LOS ANGELES -- A California federal judge on Monday rejected the Trump administration's efforts to detain immigrant families for long terms, calling it a "cynical attempt" to undo a longstanding court settlement. U.S. District Judge Dolly Gee said the federal government had failed to present new evidence to support revising a court order that limits detaining children who crossed the border illegally for extended periods.
The Department of Justice asked Gee to alter a 1997 settlement, which provides the framework for how to handle detained immigrant children, so it could detain families together for longer periods.
The ruling came the same day the government acknowledged it would not meet the Tuesday deadline set by a San Diego federal judge who ordered detained children under 5 to be reunited with their families.

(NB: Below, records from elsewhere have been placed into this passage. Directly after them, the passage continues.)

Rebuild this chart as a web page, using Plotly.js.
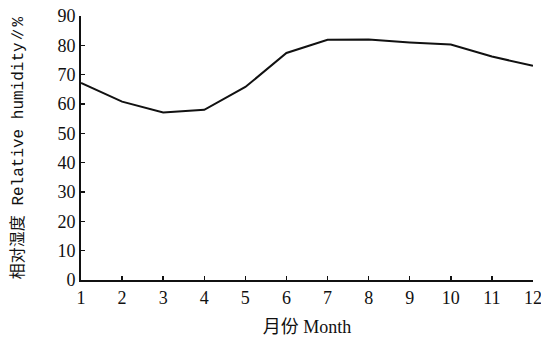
<!DOCTYPE html>
<html><head><meta charset="utf-8">
<script src="https://cdn.plot.ly/plotly-3.0.1.min.js"></script>
<style>html,body{margin:0;padding:0;background:#fff}#chart{width:541px;height:341px}</style>
</head><body><div id="chart"></div>
<script>
const months = [1,2,3,4,5,6,7,8,9,10,11,12];
const humidity = [67.2, 60.8, 57.1, 58.0, 65.8, 77.4, 81.9, 82.0, 81.0, 80.3, 76.2, 73.0];
const yTicks = [0,10,20,30,40,50,60,70,80,90];

const trace = {
  x: months, y: humidity, type: 'scatter', mode: 'lines',
  line: {color: '#111', width: 2}, hoverinfo: 'skip'
};
const layout = {
  width: 541, height: 341,
  margin: {l: 81, r: 8, t: 16, b: 61},
  paper_bgcolor: '#fff', plot_bgcolor: '#fff',
  showlegend: false,
  font: {family: '"Liberation Serif", serif', color: '#111', size: 18},
  xaxis: {
    range: [1, 12], tickvals: months, ticktext: months.map(String),
    showgrid: false, zeroline: false, showline: true, linecolor: '#111', linewidth: 2,
    ticks: 'inside', ticklen: 4, tickwidth: 1.5, tickcolor: '#111',
    ticklabeloverflow: 'allow',
    tickfont: {size: 18, family: '"Liberation Serif", serif'},
    title: {text: '月份 Month', font: {size: 18, family: '"Liberation Serif", "Noto Sans CJK SC", serif'}, standoff: 14}
  },
  yaxis: {
    range: [0, 90], tickvals: yTicks, ticktext: yTicks.map(String),
    showgrid: false, zeroline: false, showline: true, linecolor: '#111', linewidth: 2,
    ticks: 'inside', ticklen: 4, tickwidth: 1.5, tickcolor: '#111',
    ticklabeloverflow: 'allow',
    tickfont: {size: 18, family: '"Liberation Serif", serif'},
    title: {text: '相对湿度 Relative humidity∥%', font: {size: 16, family: '"Liberation Mono", "Noto Sans CJK SC", monospace'}, standoff: 30}
  }
};
Plotly.newPlot('chart', [trace], layout, {staticPlot: true, displayModeBar: false});
</script></body></html>
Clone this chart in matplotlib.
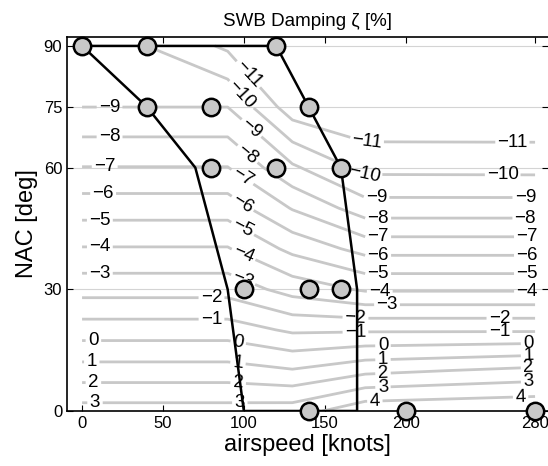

Justice Department lawyer Sarah Fabian said 54 of the 100 or so infants and toddlers covered by the order would be reunited on time. She said the delay for others was due to a variety of reasons, including that the parents of some of the youngsters had already been deported.
The Trump administration said Gee's previous rulings had made family detention unlikely and provided an incentive for a surge of immigrants to bring children across the border illegally with the expectation they wouldn't be locked up.
Gee called the administration's request "a cynical attempt" to shift responsibility to the court "for over 20 years of Congressional inaction and ill-considered executive action that have led to the current stalemate."
Three years ago, Gee rejected a similar effort by the Obama administration. She ruled at the time that immigrant children generally can't be held longer than 20 days.
More than 2,000 children were separated from their parents by U.S. immigration authorities at the border with Mexico this spring before President Donald Trump reversed course on June 20 amid an international outcry.
The application to change the Flores agreement -- named for an El Salvador immigrant who was 15 when the case was brought in 1985 -- was "procedurally improper and wholly without merit," said Gee, who was nominated to the court by President Barack Obama.
The Department of Justice was reviewing Monday's ruling and did not say if it would appeal.
"We disagree with the court's ruling declining to amend the Flores Agreement to recognize the current crisis of families making the dangerous and unlawful journey across our southern border," spokesman Devin O'Malley said in a statement.
Families can be detained together if their parents waive their right to release children to the custody of a family member.
Attorney Peter Schey, who represents detained children in the settlement, said President Donald Trump had falsely claimed the settlement required the separation of families.
"Sifting through the government's false narrative, the court clearly found that the Flores settlement has never resulted in the separation of families," Schey said. "President Trump needs to take responsibility for his own misguided policies."
U.S. District Judge Dana Sabraw, a nominee of Republican President George W. Bush, set a July 26 deadline to reunite all the children separated from their parents.
The government had claimed in its filings that Sabraw's ruling trumped the Flores agreement. Gee rejected that argument on several grounds, saying the U.S. was relying on a "tortured interpretation" of the deal.
As CBS News correspondent Mireya Villareal reported, the government admitted in federal court on Monday that it would not be able to meet the Tuesday deadline to reunite all kids under 5 years old who were separated from their parents at the border.
"The government is planning on reuniting at most 59 of the 102 kids that they have identified for under 5-years-old," said Lee Gelernt, an attorney with the American Civil Liberties Union suing the government on behalf of migrant families.
The U.S. Department of Health and Human Services (HHS) says at least 44 kids will remain in their custody past the deadline. The parents for nine children have been deported and haven't been found. Twelve parents are facing criminal charges and nine have been released and have been lost track of. HHS says they are carefully vetting parents to protect children's safety.